Last year for Valentine's Day, Nathan cooked me a seven-course dinner and gave me a gift with each course.


This year was a little different.

We went to Nathan's parents' house on Saturday since he had to get his birth certificate to get his new driver's license. Nathan and I both had horrible stomach pain on Sunday morning, but his went away in less than an hour. I managed to go to church, and in the afternoon Nathan bought me some Alka Seltzer, which did the trick. I felt well enough that evening to meet with our wedding officiant, Pastor Joe, who used to be the pastor of the church Nathan attended. Since I had previously only seen him briefly in Office Max, I was glad to be able to talk a little more with the man who's going to pronounce us husband and wife.

Later that night, though, things got worse again, much worse than stomach pain: I found out my grandma had passed away. It was difficult news to hear, even though it wasn't a complete shock. I was glad I was still at Nathan's apartment at the time so I didn't have to be alone. We both cried for a while, then I made Nathan do some work for his graduate class, and he plopped Nenya (our dog) on my chest. 

Eventually I decided that I wanted a milkshake, so Nathan took me to Steak 'n Shake. Why a milkshake? I haven't the slightest idea. I never went to Steak 'n Shake with Nana, nor can I even recall her ever drinking a milkshake, although she did make me plenty of ice cream cones when I was little. It just sounded good at the time.
Nana with Eric, me, Rachel, and Trey

As sad as it is that Nana won't be able to see my wedding, even in pictures, I wouldn't want her to go through another 4 months of pain. She lived for over 83 years, and I had her in my life for 23 years and 1 month. All of her grandchildren are old enough that they will remember her. 

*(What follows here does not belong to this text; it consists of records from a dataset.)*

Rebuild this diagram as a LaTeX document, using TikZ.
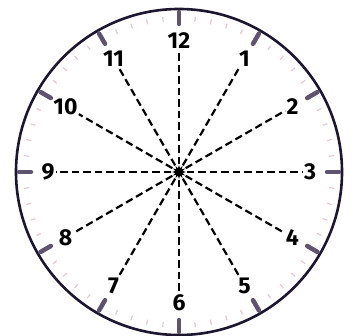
\documentclass[tikz,border=0pt]{standalone}
\usepackage{fontspec}
\setmainfont{Fira Sans}
\usetikzlibrary{shapes.geometric,calc}
\definecolor{tickc}{HTML}{5E5470}
\definecolor{minc}{HTML}{E2C8D8}
\definecolor{rimc}{HTML}{1C1630}
\begin{document}
\begin{tikzpicture}[x=1pt,y=-1pt,
  hourlabel/.style={inner sep=1pt,font=\fontsize{23}{23}\selectfont\bfseries},
  spoke/.style={line width=2.2pt,dash pattern=on 7.5pt off 4pt,black},
  hourtick/.style={line width=4.5pt,line cap=round,draw=tickc},
  minmark/.style={line width=1.2pt,draw=minc},
  rim/.style={line width=2.6pt,draw=rimc}]
\useasboundingbox (0,0) rectangle (353,336);
\coordinate (o) at (179,172);
% minute marks
\foreach \m in {0,...,59}{
  \pgfmathsetmacro{\a}{6*\m-90}
  \draw[minmark] ($(o)+(\a:151)$) -- ($(o)+(\a:156)$);
}
\draw[rim] (o) circle [radius=163];
\foreach \h in {1,...,12}{
  \pgfmathsetmacro{\a}{30*\h-90}
  \draw[hourtick] ($(o)+(\a:148)$) -- ($(o)+(\a:160)$);
}
\node[star,star points=12,star point ratio=1.8,fill=black,minimum size=14pt,inner sep=0pt] (c) at (o) {};
\foreach \h in {1,...,12}{
  \pgfmathsetmacro{\a}{30*\h-90}
  \node[hourlabel] (n\h) at ($(o)+(\a:131)$) {\h};
  \draw[spoke] (c) -- (n\h);
}
\end{tikzpicture}
\end{document}
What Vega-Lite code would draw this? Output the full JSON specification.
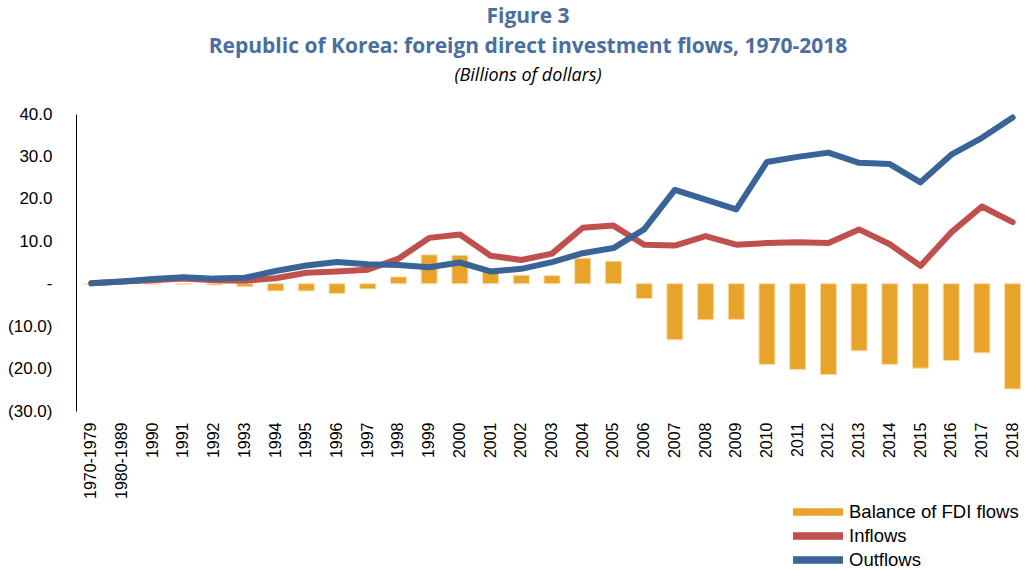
{
  "$schema": "https://vega.github.io/schema/vega-lite/v6.json",
  "width": 952,
  "height": 297,
  "autosize": {"type": "none"},
  "padding": {"left": 76, "top": 114, "right": 0, "bottom": 159},
  "background": "white",
  "title": {
    "text": ["Figure 3", "Republic of Korea: foreign direct investment flows, 1970-2018"],
    "subtitle": "(Billions of dollars)",
    "anchor": "middle",
    "dx": -24,
    "offset": 20,
    "font": "Open Sans",
    "fontSize": 21,
    "fontWeight": "bold",
    "color": "#4A6F9E",
    "lineHeight": 30,
    "subtitleFont": "Open Sans",
    "subtitleFontSize": 18,
    "subtitleFontStyle": "italic",
    "subtitleColor": "#000000",
    "subtitlePadding": 10
  },
  "config": {
    "view": {"stroke": null},
    "font": "Liberation Sans"
  },
  "data": {
    "values": [
      {"period": "1970-1979", "Inflows": 0.1, "Outflows": 0.1, "balance": 0.0},
      {"period": "1980-1989", "Inflows": 0.5, "Outflows": 0.5, "balance": 0.0},
      {"period": "1990", "Inflows": 0.8, "Outflows": 1.1, "balance": -0.1},
      {"period": "1991", "Inflows": 1.2, "Outflows": 1.5, "balance": -0.1},
      {"period": "1992", "Inflows": 0.8, "Outflows": 1.2, "balance": -0.3},
      {"period": "1993", "Inflows": 0.7, "Outflows": 1.4, "balance": -0.7},
      {"period": "1994", "Inflows": 1.3, "Outflows": 3.0, "balance": -1.7},
      {"period": "1995", "Inflows": 2.6, "Outflows": 4.3, "balance": -1.7},
      {"period": "1996", "Inflows": 2.9, "Outflows": 5.1, "balance": -2.3},
      {"period": "1997", "Inflows": 3.3, "Outflows": 4.6, "balance": -1.2},
      {"period": "1998", "Inflows": 5.9, "Outflows": 4.4, "balance": 1.6},
      {"period": "1999", "Inflows": 10.8, "Outflows": 3.9, "balance": 6.8},
      {"period": "2000", "Inflows": 11.6, "Outflows": 5.0, "balance": 6.7},
      {"period": "2001", "Inflows": 6.6, "Outflows": 2.9, "balance": 3.6},
      {"period": "2002", "Inflows": 5.6, "Outflows": 3.5, "balance": 2.0},
      {"period": "2003", "Inflows": 7.1, "Outflows": 5.1, "balance": 1.9},
      {"period": "2004", "Inflows": 13.2, "Outflows": 7.2, "balance": 6.0},
      {"period": "2005", "Inflows": 13.7, "Outflows": 8.4, "balance": 5.3},
      {"period": "2006", "Inflows": 9.2, "Outflows": 12.8, "balance": -3.5},
      {"period": "2007", "Inflows": 9.0, "Outflows": 22.1, "balance": -13.2},
      {"period": "2008", "Inflows": 11.2, "Outflows": 19.8, "balance": -8.5},
      {"period": "2009", "Inflows": 9.2, "Outflows": 17.5, "balance": -8.4},
      {"period": "2010", "Inflows": 9.6, "Outflows": 28.7, "balance": -19.0},
      {"period": "2011", "Inflows": 9.8, "Outflows": 29.9, "balance": -20.2},
      {"period": "2012", "Inflows": 9.6, "Outflows": 30.9, "balance": -21.4},
      {"period": "2013", "Inflows": 12.8, "Outflows": 28.5, "balance": -15.8},
      {"period": "2014", "Inflows": 9.3, "Outflows": 28.2, "balance": -19.0},
      {"period": "2015", "Inflows": 4.2, "Outflows": 23.9, "balance": -19.9},
      {"period": "2016", "Inflows": 12.1, "Outflows": 30.4, "balance": -18.1},
      {"period": "2017", "Inflows": 18.2, "Outflows": 34.4, "balance": -16.3},
      {"period": "2018", "Inflows": 14.5, "Outflows": 39.2, "balance": -24.8}
    ]
  },
  "encoding": {
    "x": {
      "field": "period",
      "type": "ordinal",
      "sort": null,
      "title": null,
      "scale": {"paddingInner": 0.48, "paddingOuter": 0.24},
      "axis": {
        "domain": false,
        "ticks": false,
        "labelAngle": -90,
        "labelFontSize": 16,
        "labelColor": "#000000",
        "labelPadding": 11
      }
    }
  },
  "layer": [
    {
      "mark": {"type": "bar", "color": "#E8A32A", "stroke": "#F6DDA8", "strokeWidth": 1},
      "encoding": {
        "y": {
          "field": "balance",
          "type": "quantitative",
          "title": null,
          "scale": {"domain": [-30, 40], "nice": false, "zero": false},
          "axis": {
            "values": [-30, -20, -10, 0, 10, 20, 30, 40],
            "grid": false,
            "ticks": false,
            "domain": true,
            "domainColor": "#000000",
            "domainWidth": 1,
            "labelFontSize": 17,
            "labelColor": "#000000",
            "labelPadding": 24,
            "labelExpr": "datum.value == 0 ? '-' : (datum.value < 0 ? '(' + format(-datum.value, '.1f') + ')' : format(datum.value, '.1f'))"
          }
        },
        "color": {
          "datum": "Balance of FDI flows",
          "type": "nominal",
          "scale": {
            "domain": ["Balance of FDI flows", "Inflows", "Outflows"],
            "range": ["#E8A32A", "#C0504D", "#386497"]
          },
          "legend": {
            "title": null,
            "orient": "none",
            "legendX": 717,
            "legendY": 388,
            "labelFontSize": 18.5,
            "labelColor": "#000000",
            "labelFont": "Liberation Sans",
            "labelLimit": 400,
            "symbolType": "M-1,-0.38H4V0.38H-1Z",
            "symbolSize": 400,
            "symbolStrokeWidth": 0,
            "labelOffset": 36,
            "rowPadding": 4
          }
        }
      }
    },
    {
      "mark": {"type": "rule", "color": "#000000", "strokeWidth": 2},
      "encoding": {"y": {"datum": 0}}
    },
    {
      "transform": [{"fold": ["Inflows", "Outflows"], "as": ["series", "value"]}],
      "mark": {"type": "line", "strokeWidth": 6, "strokeCap": "round", "strokeJoin": "round"},
      "encoding": {
        "y": {"field": "value", "type": "quantitative"},
        "color": {"field": "series", "type": "nominal", "legend": {"title": null}}
      }
    }
  ],
  "resolve": {"scale": {"y": "shared", "color": "shared"}}
}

I'm thankful for the memories. As I drove to work Monday morning in the snow, I remembered how much she hated snow. I used to yell "Snow showers!" to her out the car window as we left her house, and she would scream. I think this tradition started when there actually was snow coming, but I kept doing it for a long time. I remember how worked up she always got while watching sports. "Hey! You be nice to Peyton!" I remember how she told me, "You are going to get on that bike and RIDE!" as she gave my bike a big push into the driveway, forcing me to ride for the first time without training wheels. I remember how she tried to get me to eat my greens by telling me that the little green man in my stomach was jumping up and down because he was hungry. I remember how I loved to scare her by walking into her house and saying "Boo!" to make her scream. When I got older, I tried not to scare her, but she still screamed and I still loved it, as horrible as it is. I remember sitting next to her in church - the sound of her voice and the smell of her leather purse. I remember doing watercolor with her on the screened-in porch, and how almost all of her attempts at painting animals turned into "happy little rocks." I remember how much she loved her family, and I am glad she no longer has to worry about us.